Your friend may have moments where she can’t think for herself. She can’t get through her day. She is going to need you to step in and take over. If she has children make sure they are taken care of and try to help her with the day-to-day things. This stage won’t last forever, but at this point she may be too emotionally drained to function.
She’s going to want to talk at some point. If you want to help a friend going through a divorce you have to be ready to listen. You may have to listen to the same story over and over again. She’s trying to work through her feelings. Just listen.
When helping a friend going through a divorce there are going to be times when your advice, as good and supportive as it may be, isn’t wanted. You can’t tell her what you would do, or what you think. She’s probably not ready to hear all that.
If you are a spiritual person you can pray for your friend. Even if your friend is a spiritual person too, she may not feel up to praying. She may even be too angry to pray. As her friend you can pray for emotional peace and healing.

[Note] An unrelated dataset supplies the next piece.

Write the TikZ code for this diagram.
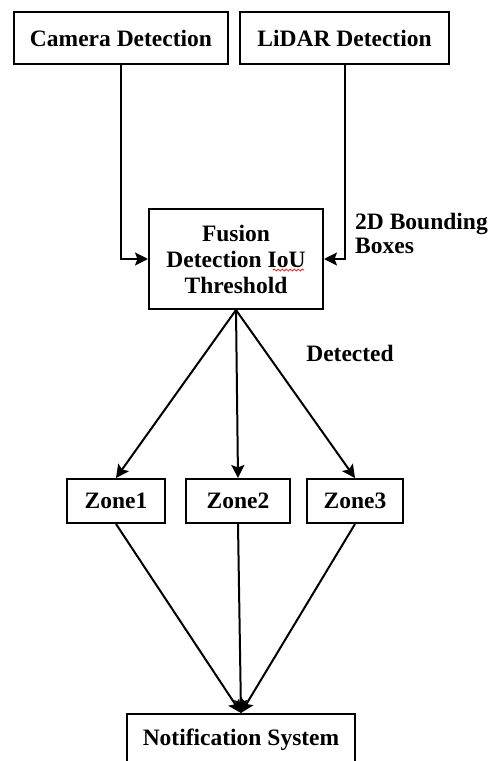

If you want to help a friend going through a divorce remembers to have fun. She may be down in the dumps, but what she needs is a good time. This doesn’t mean to take your girl out and consume large amounts of alcohol. That’s a recipe for disaster. Take her to a movie, out to dinner, or just for ice cream. The point is to let her get away, enjoy life, and forget her problems in a positive way.
Remind your friend that she is a strong woman. Remind her how beautiful she is. Remind her that she is going through a tough time, but she will get past it and great things lie ahead. Help her to keep her head up and focus on moving past the hurt.
When all else fails and you can’t take it anymore, it’s okay to cry it out with your friend. She is letting go of a life she thought she would always have and letting go of the dreams they held for the future. It’s a lot to take in and easy to start to feel your friends emotions.
Some people say going through a divorce is like mourning a death. Keep that in mind when helping a friend going through a divorce. They are, in a sense, mourning the loss of their spouse. If you have any suggestions for helping a friend going through a divorce I’d love to hear them.